Thank you, but this search doesn't return any data for me, not sure how to troubleshoot it.
Check if query till | where (v1<100 OR v3>80) AND v2>5000
returns anything.
My search as an ongoing alerting search (without the bucket) has triggered, I have a server and a time window that should return when I run this search historically.
If I run your search without the bucket, there are events that match but no statistics tab.
Getting the obvious out of the way - Are you running the search over the correct time range? Also, you don't really need AND v2>5000 later in the search (I'm guessing it is just an artifact of trail and error).

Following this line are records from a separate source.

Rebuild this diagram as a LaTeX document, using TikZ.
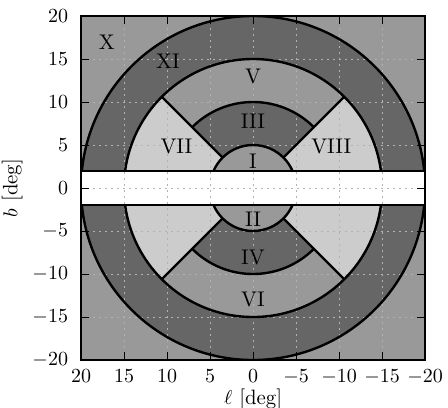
\documentclass[tikz,border=0pt]{standalone}
\usepackage{tikz}

\definecolor{regdark}{gray}{0.4}
\definecolor{regmid}{gray}{0.6}
\definecolor{reglight}{gray}{0.8}
\tikzset{
  %% ---- lines ----
  edge/.style     = {line width=1.2pt, black},
  gridline/.style = {line width=0.4pt, gray!60, dash pattern=on 1pt off 2pt},
  tickmark/.style = {line width=0.5pt, black},
  %% ---- text ----
  reglabel/.style = {font=\fontsize{10.6}{12}\selectfont, inner sep=0pt},
  numlabel/.style = {font=\fontsize{10.4}{12}\selectfont, inner sep=0pt},
}

\begin{document}
\begin{tikzpicture}[x=4.3pt, y=4.3pt]
  \useasboundingbox (-29.42,-25.47) rectangle (22.67,21.86);

  %% Filled regions
  \begin{scope}
    \clip (-20,-20) rectangle (20,20);
    \fill[regmid] (-20,-20) rectangle (20,20);
    \fill[regdark] (0,0) circle[radius=20];
    \fill[reglight] (0,0) circle[radius=15];
    \foreach \a in {45,225} {
      \fill[regmid] (0,0) -- (\a:15) arc[start angle=\a, delta angle=90, radius=15] -- cycle;
      \fill[regdark] (0,0) -- (\a:10) arc[start angle=\a, delta angle=90, radius=10] -- cycle;
    }
    \fill[regmid] (0,0) circle[radius=5];
    \fill[white] (-20,-2) rectangle (20,2);
    %% grid
    \foreach \v in {-15,-10,...,15} {
      \draw[gridline] (\v,-20) -- (\v,20);
      \draw[gridline] (-20,\v) -- (20,\v);
    }
  \end{scope}

  %% Outlines
  \begin{scope}
    \clip (-20,2) rectangle (20,20) (-20,-20) rectangle (20,-2);
    \foreach \r in {5,15,20}
      \draw[edge] (0,0) circle[radius=\r];
  \end{scope}
  \foreach \a in {45,225}
    \draw[edge] (\a:10) arc[start angle=\a, delta angle=90, radius=10];
  \foreach \a in {45,135,225,315}
    \draw[edge] (\a:5) -- (\a:15);
  \draw[edge] (-20,2) -- (20,2) (-20,-2) -- (20,-2);

  %% Frame and ticks
  \draw[edge] (-20,-20) rectangle (20,20);
  \foreach \v in {-15,-10,...,15} {
    \draw[tickmark] (\v,-20) -- ++(0,4pt);
    \draw[tickmark] (\v,20) -- ++(0,-4pt);
    \draw[tickmark] (-20,\v) -- ++(4pt,0);
    \draw[tickmark] (20,\v) -- ++(-4pt,0);
  }
  \foreach \v [count=\i] in {-20,-15,...,20} {
    \node[numlabel, anchor=north, yshift=-4.8pt] (xlab\i) at ({-1*\v},-20) {$\v$};
    \node[numlabel, anchor=east, xshift=-6.3pt] (ylab\i) at (-20,\v) {$\v$};
  }

  %% Axis labels
  \node[numlabel] (xaxis) at (0,-24.55) {$\ell$ [deg]};
  \node[numlabel, rotate=90] (yaxis) at (-28,0) {$b$ [deg]};

  %% Region labels
  \node[reglabel] (rX)    at (-17,16.9)  {X};
  \node[reglabel] (rXI)   at (-9.9,14.7) {XI};
  \node[reglabel] (rV)    at (0,12.95)   {V};
  \node[reglabel] (rIII)  at (0,7.8)     {III};
  \node[reglabel] (rI)    at (0,3.15)    {I};
  \node[reglabel] (rVII)  at (-8.9,4.8)  {VII};
  \node[reglabel] (rVIII) at (9.1,4.8)   {VIII};
  \node[reglabel] (rII)   at (0,-3.6)    {II};
  \node[reglabel] (rIV)   at (0,-8.1)    {IV};
  \node[reglabel] (rVI)   at (0,-13)     {VI};

\end{tikzpicture}
\end{document}
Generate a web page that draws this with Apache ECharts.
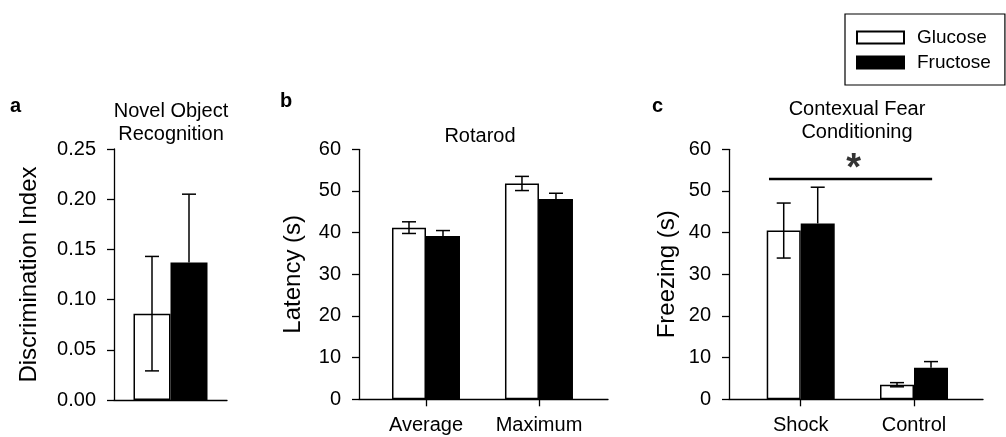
<!DOCTYPE html>
<html><head><meta charset="utf-8">
<script src="https://cdn.jsdelivr.net/npm/echarts@6/dist/echarts.min.js"></script>
<style>html,body{margin:0;padding:0;background:#fff}#c{width:1006px;height:437px}</style>
</head><body><div id="c"></div>
<script>
// ---------------- data ----------------
const norCategories = ['Novel Object Recognition'];
const norGlucose = [0.086];
const norFructose = [0.137];
const norGlucoseSem = [0.057];
const norFructoseSem = [0.068];
const norTicks = [0, 0.05, 0.10, 0.15, 0.20, 0.25];

const rotarodCategories = ['Average', 'Maximum'];
const rotarodGlucose = [41.2, 51.8];
const rotarodFructose = [39.2, 48.1];
const rotarodGlucoseSem = [1.4, 1.7];
const rotarodFructoseSem = [1.3, 1.35];
const rotarodTicks = [0, 10, 20, 30, 40, 50, 60];

const fearCategories = ['Shock', 'Control'];
const fearGlucose = [40.5, 3.5];
const fearFructose = [42.2, 7.6];
const fearGlucoseSem = [6.6, 0.5];
const fearFructoseSem = [8.7, 1.45];
const fearTicks = [0, 10, 20, 30, 40, 50, 60];

const seriesNames = ['Glucose', 'Fructose'];
const sigBracket = [0.72, 2.16];   // category-unit extent of the significance bar
const sigLevel = [52.9];
const sigLabel = ['*'];

// ---------------- layout / style ----------------
const FONT = "'Liberation Sans', Arial, sans-serif";
const panels = [
  { cats: norCategories, g: norGlucose, f: norFructose, gs: norGlucoseSem, fs: norFructoseSem, ticks: norTicks,
    yName: 'Discrimination Index', grid: { left: 114, top: 149, width: 113, height: 251 },
    xMin: 0, xMax: 2, barW: 37, catTicks: false, nameGap: 73, dec: 2 },
  { cats: rotarodCategories, g: rotarodGlucose, f: rotarodFructose, gs: rotarodGlucoseSem, fs: rotarodFructoseSem, ticks: rotarodTicks,
    yName: 'Latency (s)', grid: { left: 359, top: 149.3, width: 249, height: 250 },
    xMin: 0.407, xMax: 2.611, barW: 34, catTicks: true, nameGap: 54, dec: 0 },
  { cats: fearCategories, g: fearGlucose, f: fearFructose, gs: fearGlucoseSem, fs: fearFructoseSem, ticks: fearTicks,
    yName: 'Freezing (s)', grid: { left: 729, top: 149.3, width: 254, height: 250 },
    xMin: 0.367, xMax: 2.609, barW: 34, catTicks: true, nameGap: 50, dec: 0 }
];

function errRender(side, barW, both) {
  return function (params, api) {
    const x = api.value(0), v = api.value(1), e = api.value(2);
    const base = api.coord([x, v]);
    const cx = base[0] + side * barW / 2;
    const top = api.coord([x, v + e])[1];
    const bot = both ? api.coord([x, v - e])[1] : base[1];
    const half = 7;
    const style = { stroke: '#000', lineWidth: 1.5 };
    const children = [
      { type: 'line', shape: { x1: cx, y1: top, x2: cx, y2: bot }, style },
      { type: 'line', shape: { x1: cx - half, y1: top, x2: cx + half, y2: top }, style }
    ];
    if (both) children.push({ type: 'line', shape: { x1: cx - half, y1: bot, x2: cx + half, y2: bot }, style });
    return { type: 'group', children };
  };
}

const grids = [], xAxes = [], yAxes = [], series = [];
panels.forEach((p, i) => {
  grids.push(Object.assign({ containLabel: false }, p.grid));
  const catVals = p.cats.map((c, j) => j + 1);
  xAxes.push({
    type: 'value', gridIndex: i, min: p.xMin, max: p.xMax,
    axisLine: { show: true, onZero: false, lineStyle: { color: '#000', width: 1.3 } },
    axisTick: { show: p.catTicks, length: 7, lineStyle: { color: '#000', width: 1.3 }, customValues: catVals },
    axisLabel: { show: p.catTicks, customValues: catVals, margin: 16, color: '#000', fontSize: 20, fontFamily: FONT,
      formatter: v => p.cats[Math.round(v) - 1] || '' },
    splitLine: { show: false }
  });
  const step = p.ticks[1] - p.ticks[0];
  yAxes.push({
    type: 'value', gridIndex: i, min: p.ticks[0], max: p.ticks[p.ticks.length - 1], interval: step,
    name: p.yName, nameLocation: 'middle', nameRotate: 90, nameGap: p.nameGap,
    nameTextStyle: { fontSize: 24, color: '#000', fontFamily: FONT },
    axisLine: { show: true, lineStyle: { color: '#000', width: 1.3 } },
    axisTick: { show: true, length: 7, lineStyle: { color: '#000', width: 1.3 } },
    axisLabel: { margin: 18, color: '#000', fontSize: 20, fontFamily: FONT, formatter: v => v.toFixed(p.dec) },
    splitLine: { show: false }
  });
  const common = { type: 'bar', xAxisIndex: i, yAxisIndex: i, barWidth: p.barW, barGap: '0%', animation: false };
  series.push(Object.assign({}, common, {
    name: seriesNames[0], data: p.g.map((v, j) => [j + 1, v]),
    itemStyle: { color: '#fff', borderColor: '#000', borderWidth: 1.5 }
  }));
  series.push(Object.assign({}, common, {
    name: seriesNames[1], data: p.f.map((v, j) => [j + 1, v]),
    itemStyle: { color: '#000', borderColor: '#000', borderWidth: 1.5 }
  }));
  series.push({ type: 'custom', name: 'Glucose SEM', xAxisIndex: i, yAxisIndex: i, z: 5, animation: false, silent: true,
    renderItem: errRender(-1, p.barW, true), encode: { x: 0, y: 1 },
    data: p.g.map((v, j) => [j + 1, v, p.gs[j]]) });
  series.push({ type: 'custom', name: 'Fructose SEM', xAxisIndex: i, yAxisIndex: i, z: 5, animation: false, silent: true,
    renderItem: errRender(1, p.barW, false), encode: { x: 0, y: 1 },
    data: p.f.map((v, j) => [j + 1, v, p.fs[j]]) });
  if (i === 2) {
    series.push({ type: 'line', name: 'sig', xAxisIndex: i, yAxisIndex: i, z: 6, animation: false, silent: true,
      symbol: 'none', lineStyle: { color: '#000', width: 2.5 },
      data: sigBracket.map(x => [x, sigLevel[0]]) });
    series.push({ type: 'scatter', name: 'sigStar', xAxisIndex: i, yAxisIndex: i, z: 6, animation: false, silent: true,
      symbolSize: 0,
      label: { show: true, position: 'inside', formatter: sigLabel[0], color: '#000', fontSize: 38, fontWeight: 'bold', fontFamily: FONT,
        offset: [3, -9] },
      data: [[(sigBracket[0] + sigBracket[1]) / 2, sigLevel[0]]] });
  }
});

const chart = echarts.init(document.getElementById('c'), null, { renderer: 'canvas' });
chart.setOption({
  backgroundColor: '#fff',
  animation: false,
  grid: grids, xAxis: xAxes, yAxis: yAxes, series: series,
  legend: {
    data: seriesNames, orient: 'vertical', left: 845, top: 14,
    icon: 'rect', itemWidth: 47, itemHeight: 12, itemGap: 6,
    padding: [14, 14, 13, 11], borderColor: '#000', borderWidth: 1.2,
    selectedMode: false,
    textStyle: { fontSize: 19, color: '#000', fontFamily: FONT, padding: [0, 0, 0, 8] }
  },
  graphic: [
    { type: 'text', x: 10, y: 106, style: { text: 'a', font: 'bold 20px ' + FONT, fill: '#000', verticalAlign: 'middle' } },
    { type: 'text', x: 280, y: 101, style: { text: 'b', font: 'bold 20px ' + FONT, fill: '#000', verticalAlign: 'middle' } },
    { type: 'text', x: 652, y: 106, style: { text: 'c', font: 'bold 20px ' + FONT, fill: '#000', verticalAlign: 'middle' } },
    { type: 'text', x: 171, y: 123, style: { text: 'Novel Object\nRecognition', font: '20px ' + FONT, lineHeight: 23, fill: '#000', align: 'center', verticalAlign: 'middle' } },
    { type: 'text', x: 480, y: 136, style: { text: 'Rotarod', font: '20px ' + FONT, fill: '#000', align: 'center', verticalAlign: 'middle' } },
    { type: 'text', x: 857, y: 121, style: { text: 'Contexual Fear\nConditioning', font: '20px ' + FONT, lineHeight: 23, fill: '#000', align: 'center', verticalAlign: 'middle' } }
  ]
});
</script>
</body></html>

Yep, I've been testing the search with the time window set to the last 4 hours. The second v2>5000 was actually the original place, but then it was added to the first part of the search to try and speed up the search, correct that it doesn't need to be in both places, but it shouldn't affect the bucket functionality. Also, I've been running this on 6.3.3 and just tested it on 6.2.5 and it returns the same on both versions.